Nanofunctionalized Stent-Mediated Local Heat Treatment for the Suppression of Stent-Induced Tissue Hyperplasia.

Current therapeutic strategies are insufficient for suppressing stent-induced restenosis. Here, branched gold nanoparticles (BGNP)-coated self-expandable metallic stents (SEMSs) were developed for a local heat-induced suppression of stent-related tissue hyperplasia. Our polydopamine (PDA) coating on SEMS allowed BGNP crystal growth on the surface of SEMSs. The prepared BGNP-coated SEMS showed effective local heating under near-infrared laser irradiation. The effectiveness of BGNP-coated SEMSs for suppressing stent-related tissue hyperplasia was demonstrated in a rat esophageal model ( n = 52). BGNP-coated SEMS placement under fluoroscopic guidance was technically successful in all rats.

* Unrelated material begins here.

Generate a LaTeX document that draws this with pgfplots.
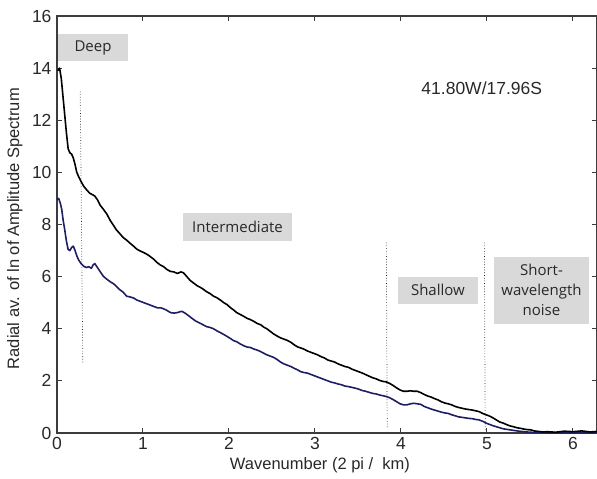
\documentclass[border=0pt]{standalone}
\usepackage{fontspec}
\setmainfont{Liberation Sans}
\newfontfamily\boxfont{Open Sans}
\usepackage{pgfplots}
\pgfplotsset{compat=1.18}
\definecolor{navyline}{RGB}{30,30,100}
\definecolor{boxgray}{RGB}{217,217,217}
\definecolor{axgray}{RGB}{60,60,60}
\definecolor{txtgray}{RGB}{40,40,40}
\begin{document}
\begin{tikzpicture}
\useasboundingbox (-57pt,-46pt) rectangle (540pt,433pt);
\begin{axis}[
  scale only axis,
  width=540pt, height=417pt,
  at={(0pt,0pt)}, anchor=south west,
  xmin=0, xmax=6.28, ymin=0, ymax=16,
  xtick={0,1,2,3,4,5,6},
  ytick={0,2,4,6,8,10,12,14,16},
  tick align=inside,
  major tick length=5pt,
  axis line style={axgray, line width=1.1pt},
  tick style={axgray, line width=1pt},
  /pgf/number format/assume math mode=true,
  tick label style={font=\fontsize{17.5}{20}\selectfont, text=txtgray},
  xticklabel style={yshift=-1pt},
  yticklabel style={xshift=-2pt},
  xlabel={Wavenumber (2 pi /\ \ km)},
  ylabel={Radial av. of ln of Amplitude Spectrum},
  label style={font=\fontsize{16.5}{19}\selectfont, text=txtgray},
  xlabel style={at={(axis description cs:0.487,0)}, anchor=center, yshift=-32pt},
  ylabel style={at={(axis description cs:-0.078,0.49)}, anchor=center},
  clip=false,
]
% dotted dividers
\addplot[dotted, black!85, line width=0.7pt] coordinates {(0.27,13.1) (0.30,2.7)};
\addplot[dotted, black!85, line width=0.7pt] coordinates {(3.83,7.3) (3.84,0.23)};
\addplot[dotted, black!85, line width=0.7pt] coordinates {(4.97,7.3) (4.98,0.1)};
% blue (lower) curve
\addplot[navyline, line width=1.6pt, line join=round] coordinates {
(0.00,8.96)(0.02,9.0)(0.04,8.8)(0.055,8.58)(0.07,8.2)(0.09,7.8)(0.11,7.35)(0.13,7.04)
(0.15,7.0)(0.17,7.12)(0.19,7.17)(0.21,7.0)(0.23,6.8)(0.25,6.65)(0.28,6.5)(0.31,6.4)
(0.34,6.35)(0.37,6.38)(0.40,6.32)(0.42,6.45)(0.44,6.5)(0.47,6.35)(0.50,6.2)(0.54,6.01)
(0.58,5.9)(0.62,5.8)(0.66,5.72)(0.69,5.63)(0.73,5.5)(0.77,5.4)(0.81,5.25)(0.85,5.22)
(0.89,5.18)(0.93,5.1)(0.97,5.05)(1.01,5.0)(1.05,4.95)(1.09,4.9)(1.13,4.85)(1.17,4.8)
(1.21,4.8)(1.25,4.75)(1.28,4.7)(1.32,4.62)(1.36,4.6)(1.40,4.62)(1.45,4.67)(1.49,4.6)
(1.53,4.5)(1.57,4.4)(1.61,4.3)(1.66,4.22)(1.70,4.15)(1.74,4.08)(1.78,4.05)(1.82,4.0)
(1.86,3.92)(1.90,3.85)(1.94,3.78)(1.98,3.7)(2.02,3.62)(2.05,3.55)(2.09,3.5)(2.13,3.42)
(2.17,3.35)(2.21,3.3)(2.25,3.28)(2.29,3.22)(2.33,3.18)(2.37,3.12)(2.41,3.05)(2.44,3.0)
(2.48,2.95)(2.52,2.9)(2.56,2.82)(2.60,2.72)(2.64,2.65)(2.68,2.6)(2.72,2.55)(2.76,2.48)
(2.80,2.42)(2.83,2.36)(2.87,2.32)(2.91,2.3)(2.95,2.25)(2.99,2.2)(3.03,2.15)(3.07,2.1)
(3.11,2.05)(3.15,2.0)(3.19,1.95)(3.23,1.92)(3.27,1.88)(3.31,1.85)(3.35,1.8)(3.39,1.78)
(3.43,1.75)(3.47,1.72)(3.51,1.68)(3.55,1.63)(3.59,1.6)(3.63,1.56)(3.67,1.52)(3.71,1.5)
(3.75,1.46)(3.79,1.43)(3.83,1.4)(3.87,1.35)(3.91,1.28)(3.95,1.2)(3.99,1.12)(4.03,1.08)
(4.07,1.08)(4.11,1.12)(4.15,1.14)(4.19,1.12)(4.23,1.1)(4.27,1.02)(4.31,0.97)(4.35,0.92)
(4.39,0.88)(4.43,0.84)(4.47,0.8)(4.51,0.77)(4.55,0.75)(4.59,0.7)(4.63,0.66)(4.67,0.62)
(4.71,0.6)(4.75,0.58)(4.79,0.56)(4.83,0.55)(4.87,0.52)(4.91,0.5)(4.95,0.45)(4.99,0.38)
(5.03,0.33)(5.07,0.28)(5.11,0.24)(5.15,0.2)(5.19,0.16)(5.23,0.14)(5.27,0.12)(5.31,0.1)
(5.35,0.08)(5.40,0.06)(5.46,0.04)(5.55,0.02)(5.70,0.01)(6.28,0.01)
};
% black (upper) curve
\addplot[black, line width=1.6pt, line join=round] coordinates {
(0.01,13.9)(0.03,14.0)(0.05,13.6)(0.07,12.9)(0.09,12.2)(0.11,11.5)(0.13,10.9)(0.15,10.75)
(0.17,10.7)(0.19,10.55)(0.21,10.3)(0.23,10.0)(0.25,9.85)(0.28,9.65)(0.31,9.47)(0.34,9.35)
(0.38,9.2)(0.41,9.15)(0.44,9.09)(0.47,8.95)(0.50,8.75)(0.54,8.58)(0.58,8.4)(0.62,8.15)
(0.66,7.95)(0.69,7.8)(0.73,7.65)(0.77,7.5)(0.81,7.4)(0.85,7.28)(0.89,7.17)(0.93,7.05)
(0.97,6.98)(1.01,6.92)(1.05,6.85)(1.08,6.78)(1.12,6.68)(1.16,6.55)(1.20,6.45)(1.24,6.38)
(1.28,6.27)(1.32,6.2)(1.36,6.18)(1.40,6.12)(1.44,6.18)(1.47,6.15)(1.51,6.0)(1.55,5.85)
(1.59,5.75)(1.63,5.65)(1.66,5.6)(1.70,5.52)(1.74,5.42)(1.78,5.35)(1.82,5.25)(1.86,5.19)
(1.90,5.1)(1.94,5.0)(1.98,4.92)(2.02,4.8)(2.05,4.73)(2.09,4.62)(2.13,4.55)(2.17,4.48)
(2.21,4.4)(2.25,4.35)(2.29,4.28)(2.33,4.2)(2.37,4.15)(2.41,4.05)(2.44,4.0)(2.48,3.9)
(2.52,3.8)(2.56,3.72)(2.60,3.65)(2.64,3.6)(2.68,3.55)(2.72,3.48)(2.76,3.38)(2.80,3.3)
(2.83,3.27)(2.87,3.22)(2.91,3.15)(2.95,3.1)(2.99,3.05)(3.03,3.0)(3.07,2.93)(3.11,2.88)
(3.15,2.8)(3.19,2.76)(3.23,2.72)(3.27,2.65)(3.31,2.6)(3.35,2.55)(3.39,2.52)(3.43,2.45)
(3.47,2.4)(3.51,2.35)(3.55,2.3)(3.59,2.24)(3.63,2.18)(3.67,2.12)(3.71,2.08)(3.75,2.02)
(3.79,1.98)(3.83,1.96)(3.87,1.9)(3.91,1.82)(3.95,1.73)(3.99,1.65)(4.03,1.6)(4.07,1.6)
(4.11,1.62)(4.15,1.6)(4.19,1.6)(4.23,1.55)(4.27,1.48)(4.31,1.42)(4.35,1.38)(4.39,1.32)
(4.43,1.27)(4.47,1.2)(4.51,1.15)(4.55,1.12)(4.59,1.08)(4.63,1.02)(4.67,0.98)(4.71,0.95)
(4.75,0.92)(4.79,0.9)(4.83,0.88)(4.87,0.85)(4.91,0.82)(4.95,0.75)(4.99,0.7)(5.03,0.65)
(5.07,0.58)(5.11,0.5)(5.15,0.42)(5.19,0.38)(5.23,0.32)(5.27,0.27)(5.31,0.24)(5.35,0.2)
(5.39,0.18)(5.43,0.15)(5.47,0.13)(5.51,0.12)(5.55,0.08)(5.60,0.06)(5.65,0.04)(5.70,0.05)
(5.80,0.03)(5.90,0.07)(6.00,0.05)(6.10,0.08)(6.20,0.04)(6.28,0.06)
};
% region labels
\node[fill=boxgray, minimum width=70pt, minimum height=27pt, inner sep=0pt, font=\boxfont\fontsize{15}{18}\selectfont, text=txtgray] at (axis cs:0.419,14.79) {Deep};
\node[fill=boxgray, minimum width=109pt, minimum height=28pt, inner sep=0pt, font=\boxfont\fontsize{15}{18}\selectfont, text=txtgray] at (axis cs:2.099,7.92) {Intermediate};
\node[fill=boxgray, minimum width=80pt, minimum height=27pt, inner sep=0pt, font=\boxfont\fontsize{15}{18}\selectfont, text=txtgray] at (axis cs:4.43,5.48) {Shallow};
\node[fill=boxgray, minimum width=95pt, minimum height=67pt, inner sep=0pt, align=center, font=\boxfont\fontsize{15}{20}\selectfont, text=txtgray] at (axis cs:5.634,5.48) {Short-\\wavelength\\noise};
\node[font=\fontsize{17.5}{20}\selectfont, text=txtgray] at (axis cs:4.94,13.23) {41.80W/17.96S};
\end{axis}
\end{tikzpicture}
\end{document}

The placed BGNP-coated SEMS in rat esophagus achieved three different local heat dose ranges (50, 65, and 80 °C) under fluoroscopic image-guided local irradiation. Follow-up endoscopic examination readily monitored the local heating and observed significantly decreased tissue hyperplasia at 4 weeks of local heat treatments (50 and 65 °C). Finally, Western blot, histology, immunohistochemistry (HSP70, αSMA, and TUNEL), and immunofluorescence (Ki67 and BrdU) analyses along with the statistical analysis confirmed that optimized BGNP-coated SEMS-mediated local heat treatments inducing the expression of anti-inflammatory HSP70 effectively suppresses tissue hyperplasia after stent placement in the esophagus. Our local heating with nanofunctionalized stents represents a promising new approach for suppressing stent-related tissue hyperplasia.